Making sense of the Scientific Method at The Tetley

The old Tetley brewery headquarters in Leeds, now converted into a contemporary art gallery and learning space, is currently hosting the exhibition “The Scientific Method”. Until January 22nd, they are showing the works of artists such as Yorkshire-based Amelia Crouch, Spanish video artist Patricia Esquivias, Edinburghian multi-talent Siân Robinson Davies as well as American visual artist Liz Magic Laser and the artist duo Semiconductor. In an attempt to make sense of the continuous flood of information we’re faced with on a daily basis, the exhibition promises to tackle “potentially unanswerable questions of contemporary science” and to query conventional wisdom through the use of humour and irreverence.

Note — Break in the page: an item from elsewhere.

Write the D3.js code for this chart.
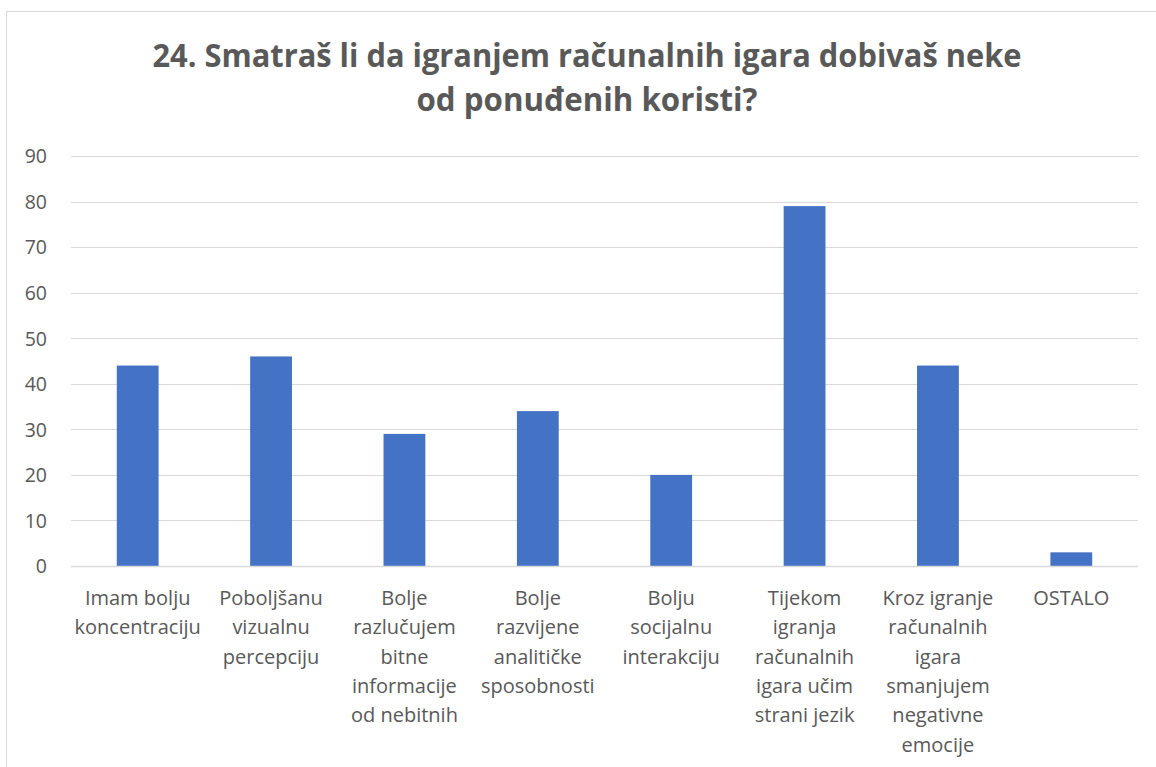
<!DOCTYPE html>
<html><head><meta charset="utf-8">
<script src="https://cdn.jsdelivr.net/npm/d3@7"></script>
<style>body{margin:0;background:#fff;} svg{display:block;}</style>
</head><body>
<svg id="c" width="1156" height="767"></svg>
<script>
const titleLines = ["24. Smatraš li da igranjem računalnih igara dobivaš neke", "od ponuđenih koristi?"];
const categories = [
  ["Imam bolju", "koncentraciju"],
  ["Poboljšanu", "vizualnu", "percepciju"],
  ["Bolje", "razlučujem", "bitne", "informacije", "od nebitnih"],
  ["Bolje", "razvijene", "analitičke", "sposobnosti"],
  ["Bolju", "socijalnu", "interakciju"],
  ["Tijekom", "igranja", "računalnih", "igara učim", "strani jezik"],
  ["Kroz igranje", "računalnih", "igara", "smanjujem", "negativne", "emocije"],
  ["OSTALO"]
];
const values = [44, 46, 29, 34, 20, 79, 44, 3];
const yTicks = [0, 10, 20, 30, 40, 50, 60, 70, 80, 90];

const svg = d3.select("#c");
const m = {left: 71, right: 1138, top: 156, bottom: 566};
const textCol = "#595959";
const font = "'Open Sans', sans-serif";

svg.append("rect").attr("x", 6.5).attr("y", 11.5).attr("width", 1160).attr("height", 800)
  .attr("fill", "#fff").attr("stroke", "#d9d9d9").attr("stroke-width", 1);

const x = d3.scaleBand().domain(d3.range(categories.length)).range([m.left, m.right]).paddingInner(0.6865).paddingOuter(0.34325);
const y = d3.scaleLinear().domain([0, 90]).range([m.bottom, m.top]);

// gridlines
svg.append("g").selectAll("line").data(yTicks).join("line")
  .attr("x1", m.left).attr("x2", m.right)
  .attr("y1", d => Math.round(y(d)) + 0.5).attr("y2", d => Math.round(y(d)) + 0.5)
  .attr("stroke", "#d9d9d9").attr("stroke-width", 1);

// y axis labels
const yAxis = d3.axisLeft(y).tickValues(yTicks).tickSize(0).tickPadding(0);
const gy = svg.append("g").attr("transform", "translate(47,0)").call(yAxis);
gy.select(".domain").remove();
gy.selectAll("text").attr("font-family", font).attr("font-size", 19.5).attr("fill", textCol).attr("dy", "0.35em");

// bars
svg.append("g").selectAll("rect").data(values).join("rect")
  .attr("x", (d, i) => x(i)).attr("width", x.bandwidth())
  .attr("y", d => y(d)).attr("height", d => y(0) - y(d))
  .attr("fill", "#4472c4");

// baseline
svg.append("line").attr("x1", m.left).attr("x2", m.right)
  .attr("y1", Math.round(y(0)) + 0.5).attr("y2", Math.round(y(0)) + 0.5)
  .attr("stroke", "#d9d9d9").attr("stroke-width", 1.5);

// category labels
const xl = svg.append("g");
categories.forEach((lines, i) => {
  const cx = x(i) + x.bandwidth() / 2;
  const t = xl.append("text").attr("text-anchor", "middle").attr("font-family", font)
    .attr("font-size", 20).attr("fill", textCol);
  lines.forEach((ln, j) => {
    t.append("tspan").attr("x", cx).attr("y", 605 + j * 29.3).text(ln);
  });
});

// title
const tg = svg.append("g");
const tWidths = [869, 341];
titleLines.forEach((ln, i) => {
  tg.append("text").attr("x", 587).attr("y", 67 + i * 44).attr("text-anchor", "middle")
    .attr("font-family", "'Liberation Sans Narrow', 'Open Sans', sans-serif").attr("font-weight", "bold")
    .attr("font-size", 32).attr("fill", textCol)
    .attr("textLength", tWidths[i]).attr("lengthAdjust", "spacingAndGlyphs")
    .text(ln);
});
</script>
</body></html>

The exhibition consists of a series of moving image and video artworks, where especially the two videos in the work Spectral Evidence by Amelia Crouch and the twelve-minute science doubting “Do you think Science?” by Semiconductor stand out. In two different videos, Crouch discusses our experience of colour and light and also why Newton was obsessed with the colour red in a playful, informative and aesthetic manner. Artistic partners, Semiconductor, gathered a group of astrophysicists to ask them if they believe science is able to answer everything. Their answers formed the foundation for a video work that raises questions like “Can the brain ever understand itself?” and “Can science explain our concept of free will?” As the only non-digital contribution to the exhibition, Tagebuch by the German painter KP Brehmer explores whether statistical and mathematical methods can be used to describe emotions and well-being. Through the use of colourful bar charts, Brehmer has created a fascinating work by recording hourly how he felt about love, health, job and money, during an entire month in 1977. Many of the artworks make use of delivery formats that are well-known in science and teaching like lectures, TED talks and demonstrations; while the contents are thought-provoking and challenge the concepts of science we know today.

The Tetley is open daily 10 am to 5 pm and until 8 pm on Wednesdays. Entry is free. Why not head down on Friday for their Friday Social event (4 – 7 pm) and start the weekend with some cheap fizz in the cross-over land between science and art?